== Task details ==
Print the listing that follows, character for character.

== Recorded information ==

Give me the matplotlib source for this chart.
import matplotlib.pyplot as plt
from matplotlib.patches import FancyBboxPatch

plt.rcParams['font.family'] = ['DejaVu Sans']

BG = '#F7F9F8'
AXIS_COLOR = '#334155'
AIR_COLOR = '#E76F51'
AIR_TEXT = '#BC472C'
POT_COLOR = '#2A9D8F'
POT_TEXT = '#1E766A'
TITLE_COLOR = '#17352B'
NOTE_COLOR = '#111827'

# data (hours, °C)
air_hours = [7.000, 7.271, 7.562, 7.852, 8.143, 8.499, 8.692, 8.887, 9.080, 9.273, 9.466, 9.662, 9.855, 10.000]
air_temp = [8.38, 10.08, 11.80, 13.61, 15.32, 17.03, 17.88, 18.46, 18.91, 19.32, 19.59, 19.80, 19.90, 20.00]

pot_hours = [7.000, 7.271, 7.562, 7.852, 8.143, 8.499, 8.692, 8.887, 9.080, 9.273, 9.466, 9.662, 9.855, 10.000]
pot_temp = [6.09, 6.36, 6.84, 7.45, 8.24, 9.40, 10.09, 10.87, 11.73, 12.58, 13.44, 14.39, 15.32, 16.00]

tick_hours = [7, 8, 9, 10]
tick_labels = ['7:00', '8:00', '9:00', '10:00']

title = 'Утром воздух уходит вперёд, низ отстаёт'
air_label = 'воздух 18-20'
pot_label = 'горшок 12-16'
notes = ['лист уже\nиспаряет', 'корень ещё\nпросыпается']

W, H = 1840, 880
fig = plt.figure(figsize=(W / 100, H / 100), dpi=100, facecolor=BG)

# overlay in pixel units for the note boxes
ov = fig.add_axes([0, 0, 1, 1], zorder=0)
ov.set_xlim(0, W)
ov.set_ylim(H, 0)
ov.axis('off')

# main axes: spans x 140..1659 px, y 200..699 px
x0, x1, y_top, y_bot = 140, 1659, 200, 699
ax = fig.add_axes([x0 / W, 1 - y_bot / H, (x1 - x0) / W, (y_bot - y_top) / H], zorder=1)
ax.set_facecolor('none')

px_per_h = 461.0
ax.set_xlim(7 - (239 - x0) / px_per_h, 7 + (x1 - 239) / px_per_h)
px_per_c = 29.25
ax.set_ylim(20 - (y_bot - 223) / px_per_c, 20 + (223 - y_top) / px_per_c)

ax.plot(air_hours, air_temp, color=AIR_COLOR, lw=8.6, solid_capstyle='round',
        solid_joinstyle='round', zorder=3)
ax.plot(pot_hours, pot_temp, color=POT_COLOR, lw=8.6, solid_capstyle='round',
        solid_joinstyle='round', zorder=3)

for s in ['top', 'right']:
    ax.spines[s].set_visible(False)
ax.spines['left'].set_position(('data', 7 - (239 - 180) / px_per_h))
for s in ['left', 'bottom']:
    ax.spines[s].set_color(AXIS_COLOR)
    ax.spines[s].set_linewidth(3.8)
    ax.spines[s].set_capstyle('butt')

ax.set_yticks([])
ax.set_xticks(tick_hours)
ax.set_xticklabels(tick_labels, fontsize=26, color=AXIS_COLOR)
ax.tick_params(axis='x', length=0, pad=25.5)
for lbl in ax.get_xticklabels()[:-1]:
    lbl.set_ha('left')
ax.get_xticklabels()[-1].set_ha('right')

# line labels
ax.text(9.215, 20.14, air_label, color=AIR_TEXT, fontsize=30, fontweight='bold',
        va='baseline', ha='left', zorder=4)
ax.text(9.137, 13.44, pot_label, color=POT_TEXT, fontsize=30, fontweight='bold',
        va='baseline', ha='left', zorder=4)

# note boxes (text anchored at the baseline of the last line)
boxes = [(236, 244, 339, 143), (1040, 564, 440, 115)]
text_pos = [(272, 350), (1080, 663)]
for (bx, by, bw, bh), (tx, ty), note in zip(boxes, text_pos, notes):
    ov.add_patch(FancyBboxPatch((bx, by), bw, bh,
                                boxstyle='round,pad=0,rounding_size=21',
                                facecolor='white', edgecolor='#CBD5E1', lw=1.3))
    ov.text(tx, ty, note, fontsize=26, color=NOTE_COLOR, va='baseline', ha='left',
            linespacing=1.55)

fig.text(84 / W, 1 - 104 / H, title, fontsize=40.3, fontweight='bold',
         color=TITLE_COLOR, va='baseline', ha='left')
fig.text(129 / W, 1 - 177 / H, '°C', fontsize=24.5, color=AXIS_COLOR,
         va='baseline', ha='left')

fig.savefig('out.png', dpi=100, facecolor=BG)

== The result ==
Give me the matplotlib source for this chart.
import matplotlib.pyplot as plt
from matplotlib.patches import FancyBboxPatch

plt.rcParams['font.family'] = ['DejaVu Sans']

BG = '#F7F9F8'
AXIS_COLOR = '#334155'
AIR_COLOR = '#E76F51'
AIR_TEXT = '#BC472C'
POT_COLOR = '#2A9D8F'
POT_TEXT = '#1E766A'
TITLE_COLOR = '#17352B'
NOTE_COLOR = '#111827'

# data (hours, °C)
air_hours = [7.000, 7.271, 7.562, 7.852, 8.143, 8.499, 8.692, 8.887, 9.080, 9.273, 9.466, 9.662, 9.855, 10.000]
air_temp = [8.38, 10.08, 11.80, 13.61, 15.32, 17.03, 17.88, 18.46, 18.91, 19.32, 19.59, 19.80, 19.90, 20.00]

pot_hours = [7.000, 7.271, 7.562, 7.852, 8.143, 8.499, 8.692, 8.887, 9.080, 9.273, 9.466, 9.662, 9.855, 10.000]
pot_temp = [6.09, 6.36, 6.84, 7.45, 8.24, 9.40, 10.09, 10.87, 11.73, 12.58, 13.44, 14.39, 15.32, 16.00]

tick_hours = [7, 8, 9, 10]
tick_labels = ['7:00', '8:00', '9:00', '10:00']

title = 'Утром воздух уходит вперёд, низ отстаёт'
air_label = 'воздух 18-20'
pot_label = 'горшок 12-16'
notes = ['лист уже\nиспаряет', 'корень ещё\nпросыпается']

W, H = 1840, 880
fig = plt.figure(figsize=(W / 100, H / 100), dpi=100, facecolor=BG)

# overlay in pixel units for the note boxes
ov = fig.add_axes([0, 0, 1, 1], zorder=0)
ov.set_xlim(0, W)
ov.set_ylim(H, 0)
ov.axis('off')

# main axes: spans x 140..1659 px, y 200..699 px
x0, x1, y_top, y_bot = 140, 1659, 200, 699
ax = fig.add_axes([x0 / W, 1 - y_bot / H, (x1 - x0) / W, (y_bot - y_top) / H], zorder=1)
ax.set_facecolor('none')

px_per_h = 461.0
ax.set_xlim(7 - (239 - x0) / px_per_h, 7 + (x1 - 239) / px_per_h)
px_per_c = 29.25
ax.set_ylim(20 - (y_bot - 223) / px_per_c, 20 + (223 - y_top) / px_per_c)

ax.plot(air_hours, air_temp, color=AIR_COLOR, lw=8.6, solid_capstyle='round',
        solid_joinstyle='round', zorder=3)
ax.plot(pot_hours, pot_temp, color=POT_COLOR, lw=8.6, solid_capstyle='round',
        solid_joinstyle='round', zorder=3)

for s in ['top', 'right']:
    ax.spines[s].set_visible(False)
ax.spines['left'].set_position(('data', 7 - (239 - 180) / px_per_h))
for s in ['left', 'bottom']:
    ax.spines[s].set_color(AXIS_COLOR)
    ax.spines[s].set_linewidth(3.8)
    ax.spines[s].set_capstyle('butt')

ax.set_yticks([])
ax.set_xticks(tick_hours)
ax.set_xticklabels(tick_labels, fontsize=26, color=AXIS_COLOR)
ax.tick_params(axis='x', length=0, pad=25.5)
for lbl in ax.get_xticklabels()[:-1]:
    lbl.set_ha('left')
ax.get_xticklabels()[-1].set_ha('right')

# line labels
ax.text(9.215, 20.14, air_label, color=AIR_TEXT, fontsize=30, fontweight='bold',
        va='baseline', ha='left', zorder=4)
ax.text(9.137, 13.44, pot_label, color=POT_TEXT, fontsize=30, fontweight='bold',
        va='baseline', ha='left', zorder=4)

# note boxes (text anchored at the baseline of the last line)
boxes = [(236, 244, 339, 143), (1040, 564, 440, 115)]
text_pos = [(272, 350), (1080, 663)]
for (bx, by, bw, bh), (tx, ty), note in zip(boxes, text_pos, notes):
    ov.add_patch(FancyBboxPatch((bx, by), bw, bh,
                                boxstyle='round,pad=0,rounding_size=21',
                                facecolor='white', edgecolor='#CBD5E1', lw=1.3))
    ov.text(tx, ty, note, fontsize=26, color=NOTE_COLOR, va='baseline', ha='left',
            linespacing=1.55)

fig.text(84 / W, 1 - 104 / H, title, fontsize=40.3, fontweight='bold',
         color=TITLE_COLOR, va='baseline', ha='left')
fig.text(129 / W, 1 - 177 / H, '°C', fontsize=24.5, color=AXIS_COLOR,
         va='baseline', ha='left')

fig.savefig('out.png', dpi=100, facecolor=BG)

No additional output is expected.